_Exercise aim_
Would you transcribe the listing that follows, character for character, and omit its images?

_Data section_
▼

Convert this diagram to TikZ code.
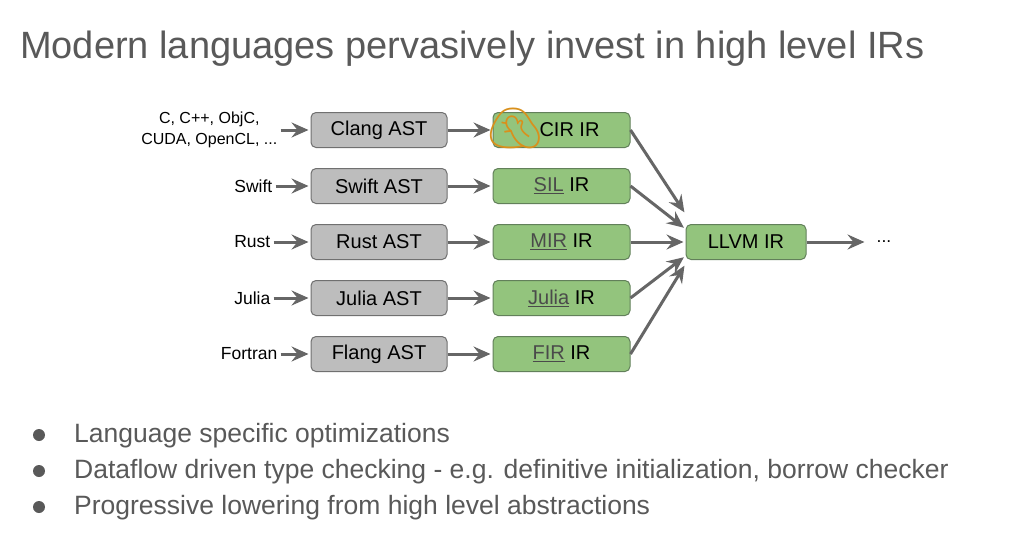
\documentclass[tikz,border=0pt]{standalone}
\usepackage{fontspec}
\setmainfont{Liberation Sans}
\newfontfamily\emojifont{Noto Emoji}
\usetikzlibrary{positioning}
\usetikzlibrary{arrows.meta}
\usetikzlibrary{calc}
\definecolor{slidegrey}{HTML}{595959}
\definecolor{astfill}{HTML}{BDBDBD}
\definecolor{astline}{HTML}{707070}
\definecolor{irfill}{HTML}{93C47D}
\definecolor{irline}{HTML}{62805A}
\definecolor{flowgrey}{HTML}{666666}
\definecolor{linkgrey}{HTML}{4A4A4A}
\definecolor{emojicol}{HTML}{D9901C}
\newcommand{\irlink}[1]{\textcolor{linkgrey}{\underline{#1}}}

\begin{document}
\begin{tikzpicture}[x=1pt,y=-1pt]
\tikzset{ast/.style={rectangle,minimum width=136pt,minimum height=35pt, rounded corners=5pt, draw=astline, fill=astfill, line width=1pt, font=\fontsize{20}{24}\selectfont}}
\tikzset{ir/.style={rectangle,minimum width=137pt,minimum height=35pt, rounded corners=5pt, draw=irline, fill=irfill, line width=1pt, font=\fontsize{20}{24}\selectfont}}
\tikzset{lang/.style={font=\fontsize{17.5}{21}\selectfont, inner sep=3pt}}
\tikzset{flow/.style={draw=flowgrey, line width=3pt, -{Stealth[length=17pt,width=15pt,inset=6pt]}, shorten >=2pt}}
\fill[white] (0,0) rectangle (1029,533);
\useasboundingbox (0,0) rectangle (1029,533);

% title
\node[anchor=base west, inner sep=0pt, text=slidegrey, font=\fontsize{38}{46}\selectfont] (title) at (20,58) {Modern languages pervasively invest in high level IRs};

% front ends
\node[ast] (clang) at (379,130) {Clang AST};
\node[ast, below=20pt of clang] (swiftast) {Swift AST};
\node[ast, below=20pt of swiftast] (rustast) {Rust AST};
\node[ast, below=20pt of rustast] (juliaast) {Julia AST};
\node[ast, below=20pt of juliaast] (flang) {Flang AST};

\node[lang, align=center, font=\fontsize{16}{21}\selectfont, left=30pt of clang] (cfam) {C, C++, ObjC,\\CUDA, OpenCL, ...};
\node[lang, left=35pt of swiftast] (swift) {Swift};
\node[lang, left=37pt of rustast] (rust) {Rust};
\node[lang, left=37pt of juliaast] (julia) {Julia};
\node[lang, left=30pt of flang] (fortran) {Fortran};

% high level IRs
\node[ir, right=45pt of clang] (cir) {\hspace*{16pt}CIR IR};
\node[ir, right=45pt of swiftast] (sil) {\irlink{SIL} IR};
\node[ir, right=45pt of rustast] (mir) {\irlink{MIR} IR};
\node[ir, right=45pt of juliaast] (juliair) {\irlink{Julia} IR};
\node[ir, right=45pt of flang] (fir) {\irlink{FIR} IR};

\node[ir, minimum width=120pt, right=55pt of mir] (llvm) {LLVM IR};
\node[lang, inner sep=10pt, right=60pt of llvm] (dots) {...};

\node[inner sep=0pt, text=emojicol, font=\emojifont\fontsize{47}{47}\selectfont] (facepalm) at (515,128) {🤦};

\foreach \a/\b/\c in {cfam/clang/cir, swift/swiftast/sil, rust/rustast/mir, julia/juliaast/juliair, fortran/flang/fir}
{
\draw[flow] (\a) -- (\b);
\draw[flow] (\b) -- (\c);
}
\foreach \c/\s in {cir/28, sil/13, mir/0, juliair/-14, fir/-22}
\draw[flow] (\c.east) -- ([yshift=\s pt]llvm.west);
\draw[flow] (llvm) -- (dots);

% bullets
\foreach \t [count=\i] in {{Language specific optimizations}, {Dataflow driven type checking - e.g. definitive initialization, borrow checker}, {Progressive lowering from high level abstractions}}
{
\node[circle, fill=slidegrey, minimum size=12pt, inner sep=0pt] (dot\i) at (39,{435+36*(\i-1)}) {};
\node[anchor=base west, inner sep=0pt, text=slidegrey, font=\fontsize{26.5}{32}\selectfont] (point\i) at (74,{442+36*(\i-1)}) {\t};
}
\end{tikzpicture}
\end{document}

▲

_Output below_
Convert this diagram to TikZ code.
\documentclass[tikz,border=0pt]{standalone}
\usepackage{fontspec}
\setmainfont{Liberation Sans}
\newfontfamily\emojifont{Noto Emoji}
\usetikzlibrary{positioning}
\usetikzlibrary{arrows.meta}
\usetikzlibrary{calc}
\definecolor{slidegrey}{HTML}{595959}
\definecolor{astfill}{HTML}{BDBDBD}
\definecolor{astline}{HTML}{707070}
\definecolor{irfill}{HTML}{93C47D}
\definecolor{irline}{HTML}{62805A}
\definecolor{flowgrey}{HTML}{666666}
\definecolor{linkgrey}{HTML}{4A4A4A}
\definecolor{emojicol}{HTML}{D9901C}
\newcommand{\irlink}[1]{\textcolor{linkgrey}{\underline{#1}}}

\begin{document}
\begin{tikzpicture}[x=1pt,y=-1pt]
\tikzset{ast/.style={rectangle,minimum width=136pt,minimum height=35pt, rounded corners=5pt, draw=astline, fill=astfill, line width=1pt, font=\fontsize{20}{24}\selectfont}}
\tikzset{ir/.style={rectangle,minimum width=137pt,minimum height=35pt, rounded corners=5pt, draw=irline, fill=irfill, line width=1pt, font=\fontsize{20}{24}\selectfont}}
\tikzset{lang/.style={font=\fontsize{17.5}{21}\selectfont, inner sep=3pt}}
\tikzset{flow/.style={draw=flowgrey, line width=3pt, -{Stealth[length=17pt,width=15pt,inset=6pt]}, shorten >=2pt}}
\fill[white] (0,0) rectangle (1029,533);
\useasboundingbox (0,0) rectangle (1029,533);

% title
\node[anchor=base west, inner sep=0pt, text=slidegrey, font=\fontsize{38}{46}\selectfont] (title) at (20,58) {Modern languages pervasively invest in high level IRs};

% front ends
\node[ast] (clang) at (379,130) {Clang AST};
\node[ast, below=20pt of clang] (swiftast) {Swift AST};
\node[ast, below=20pt of swiftast] (rustast) {Rust AST};
\node[ast, below=20pt of rustast] (juliaast) {Julia AST};
\node[ast, below=20pt of juliaast] (flang) {Flang AST};

\node[lang, align=center, font=\fontsize{16}{21}\selectfont, left=30pt of clang] (cfam) {C, C++, ObjC,\\CUDA, OpenCL, ...};
\node[lang, left=35pt of swiftast] (swift) {Swift};
\node[lang, left=37pt of rustast] (rust) {Rust};
\node[lang, left=37pt of juliaast] (julia) {Julia};
\node[lang, left=30pt of flang] (fortran) {Fortran};

% high level IRs
\node[ir, right=45pt of clang] (cir) {\hspace*{16pt}CIR IR};
\node[ir, right=45pt of swiftast] (sil) {\irlink{SIL} IR};
\node[ir, right=45pt of rustast] (mir) {\irlink{MIR} IR};
\node[ir, right=45pt of juliaast] (juliair) {\irlink{Julia} IR};
\node[ir, right=45pt of flang] (fir) {\irlink{FIR} IR};

\node[ir, minimum width=120pt, right=55pt of mir] (llvm) {LLVM IR};
\node[lang, inner sep=10pt, right=60pt of llvm] (dots) {...};

\node[inner sep=0pt, text=emojicol, font=\emojifont\fontsize{47}{47}\selectfont] (facepalm) at (515,128) {🤦};

\foreach \a/\b/\c in {cfam/clang/cir, swift/swiftast/sil, rust/rustast/mir, julia/juliaast/juliair, fortran/flang/fir}
{
\draw[flow] (\a) -- (\b);
\draw[flow] (\b) -- (\c);
}
\foreach \c/\s in {cir/28, sil/13, mir/0, juliair/-14, fir/-22}
\draw[flow] (\c.east) -- ([yshift=\s pt]llvm.west);
\draw[flow] (llvm) -- (dots);

% bullets
\foreach \t [count=\i] in {{Language specific optimizations}, {Dataflow driven type checking - e.g. definitive initialization, borrow checker}, {Progressive lowering from high level abstractions}}
{
\node[circle, fill=slidegrey, minimum size=12pt, inner sep=0pt] (dot\i) at (39,{435+36*(\i-1)}) {};
\node[anchor=base west, inner sep=0pt, text=slidegrey, font=\fontsize{26.5}{32}\selectfont] (point\i) at (74,{442+36*(\i-1)}) {\t};
}
\end{tikzpicture}
\end{document}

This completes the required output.